角館草履の『実演日記』

〓袖すり合うも多生の縁〓
草履実演での日々の出会いには、互いに何かしらの意味があるのでしょう。さて、今日の出会いは…。

根室からの福の神。

2013年11月07日 | 実演日記




今日の草履は、彩シリーズ27cm土踏まず付き[五阡四百円]
男性用サイズの中に一つか二つは、こうした赤い草履を展示したいと思っています。赤は元気やエネルギーの象徴と云われますし、魔除けや厄除けの意味もあるんだそうです。還暦に赤いちゃんちゃんこを贈るのは、「暦が還る」=「赤ちゃんに戻る」=「赤いちゃんちゃんこを略して赤ちゃん」の意と、この厄除けなんですね。それと思うのが、赤には「福」のイメージがありませんか。いずれにしても赤い草履は、いくつものゲン担ぎが溢れているように思います。

80歳も過ぎたであろうかというおばあちゃんが、『あぁ、きっとこれだぁ』と言いながら草履コーナーへたどり着きました。何人かの地元民に訊ねたところ、最後の人が西宮家を教えてくれたんだそうです。おばあちゃんの様子は、ほんとに「たどり着いた」という感じでしたよ。お住まいが北海道根室市とのことで、さらに遠い旅路を連想させました。

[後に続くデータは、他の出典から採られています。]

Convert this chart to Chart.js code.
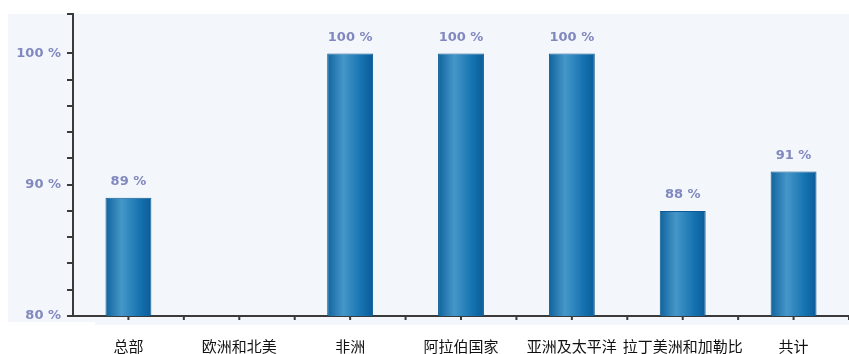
<!DOCTYPE html>
<html>
<head>
<meta charset="utf-8">
<script src="https://cdn.jsdelivr.net/npm/chart.js@4.4.0/dist/chart.umd.min.js"></script>
<style>
  html, body { margin: 0; padding: 0; background: #fff; overflow: hidden; }
  #wrap { width: 849px; height: 354px; position: relative; }
</style>
</head>
<body>
<div id="wrap"><canvas id="chart"></canvas></div>
<script>
var categories = ["总部", "欧洲和北美", "非洲", "阿拉伯国家", "亚洲及太平洋", "拉丁美洲和加勒比", "共计"];
var values = [89, null, 100, 100, 100, 88, 91];
var yMajorTicks = [80, 90, 100];

var labelColor = "#8088bf";
var axisColor = "#3a3a3a";
var numFont = "'DejaVu Sans', sans-serif";

// light panel behind the plot, white strip under the category labels
var panelPlugin = {
  id: "panel",
  beforeDraw: function(chart) {
    var c = chart.ctx;
    c.save();
    c.fillStyle = "#f3f6fa";
    c.fillRect(8, 14, chart.width - 8, 311);
    c.fillStyle = "#ffffff";
    c.fillRect(0, 322, 95, chart.height - 322);
    c.restore();
  }
};

// tick marks on the x axis: at each category centre and between them
var xTicksPlugin = {
  id: "xticks",
  afterDraw: function(chart) {
    var xs = chart.scales.x;
    var y = chart.chartArea.bottom;
    var c = chart.ctx;
    c.save();
    c.strokeStyle = axisColor;
    c.lineWidth = 2;
    var half = (xs.getPixelForValue(1) - xs.getPixelForValue(0)) / 2;
    for (var i = 0; i < categories.length; i++) {
      var cx = xs.getPixelForValue(i);
      [cx, cx + half].forEach(function(px) {
        c.beginPath();
        c.moveTo(px, y);
        c.lineTo(px, y + 4);
        c.stroke();
      });
    }
    c.restore();
  }
};

// value labels on top of the bars
var valuePlugin = {
  id: "values",
  afterDatasetsDraw: function(chart) {
    var meta = chart.getDatasetMeta(0);
    var c = chart.ctx;
    c.save();
    c.font = "bold 13px " + numFont;
    c.fillStyle = labelColor;
    c.textAlign = "center";
    c.textBaseline = "middle";
    meta.data.forEach(function(bar, i) {
      if (values[i] == null) return;
      c.fillText(values[i] + " %", bar.x, bar.y - 16);
    });
    c.restore();
  }
};

var ctx = document.getElementById("chart").getContext("2d");
var chart = new Chart(ctx, {
  type: "bar",
  data: {
    labels: categories,
    datasets: [{
      data: values,
      backgroundColor: function(c) {
        var ch = c.chart;
        var xs = ch.scales.x;
        if (!xs || !ch.chartArea || c.dataIndex == null) return "#1f78b4";
        var cx = xs.getPixelForValue(c.dataIndex);
        var g = ch.ctx.createLinearGradient(cx - 23, 0, cx + 23, 0);
        g.addColorStop(0, "#10629d");
        g.addColorStop(0.35, "#4597c9");
        g.addColorStop(0.75, "#1572b0");
        g.addColorStop(1, "#0a5b98");
        return g;
      },
      borderColor: "#0e5a92",
      borderWidth: 1,
      borderSkipped: "bottom",
      barPercentage: 0.414,
      categoryPercentage: 1
    }]
  },
  options: {
    responsive: true,
    maintainAspectRatio: false,
    animation: false,
    layout: { padding: { top: 14, right: 0, left: 0, bottom: 0 } },
    plugins: {
      legend: { display: false },
      tooltip: { enabled: false }
    },
    scales: {
      y: {
        min: 80,
        max: 103,
        afterFit: function(scale) { scale.width = 73; },
        border: { display: true, color: axisColor, width: 2 },
        grid: {
          drawOnChartArea: false,
          drawTicks: true,
          tickLength: 6,
          color: axisColor,
          lineWidth: 2
        },
        ticks: {
          stepSize: 2,
          padding: 6,
          color: labelColor,
          font: { size: 13, weight: "bold", family: numFont },
          callback: function(v) {
            return yMajorTicks.indexOf(v) >= 0 ? v + " %" : "";
          }
        }
      },
      x: {
        afterFit: function(scale) { scale.height = 38; },
        border: { display: true, color: axisColor, width: 2 },
        grid: { display: false },
        ticks: {
          padding: 13,
          color: "#111",
          maxRotation: 0,
          autoSkip: false,
          font: { size: 15, family: "'Noto Sans CJK SC', sans-serif" }
        }
      }
    }
  },
  plugins: [panelPlugin, xTicksPlugin, valuePlugin]
});
</script>
</body>
</html>
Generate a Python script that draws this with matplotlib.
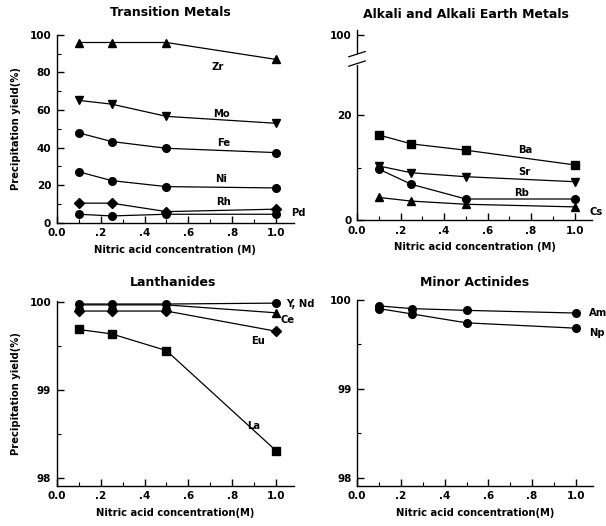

詳しく聞いてみると、東京に暮らす娘さんが先月当地を訪れたのだそうです。旅行に先駆け角館をネット検索し、そのとき角館草履を知ったとのこと。履いてみたいと思いながらも時間がとれず、立ち寄ることなくそのままご帰宅。その話を電話で知ったおばあちゃんが、『じゃあ、私が買ってきてあげるわよっ』と請け負ってしまった故の「たどり着いた」というわけでした。母として娘との約束はなんとしても果たしたかったのでしょう。

ただご希望サイズの在庫がなく、2足をオーダーとなりました。お持ち帰りできたとしても北海道から東京へ発送するわけですから、おばあちゃんも注文が叶い安堵のご様子でしたね。

おばあちゃんの旅は、お母上の故郷を訪ねる旅でした。ずいぶん前に亡くなったであろうお母上は、秋田県三種町のご出身。墓参を目的に、北海道内に暮らす親類縁者10名ほどのご一行様です。おばあちゃんが無事に目的を果たせたことを、みなさんもことのほか喜んでくださいました。そしてほかのみなさんまでも、『思い出になるわねっ』とそれぞれにお買い上げです。
その様子を見ていたおばあちゃんが、『あらあら、草履が全部なくなっちゃったねぇ。あたしが福の神なんじゃないの!?』。

本日角館草履の実演席に舞い込んだ「福の神」は、はるばる北海道根室市からお越しでした。娘さんへお作りする草履は、一つに真っ赤な配色を考えています。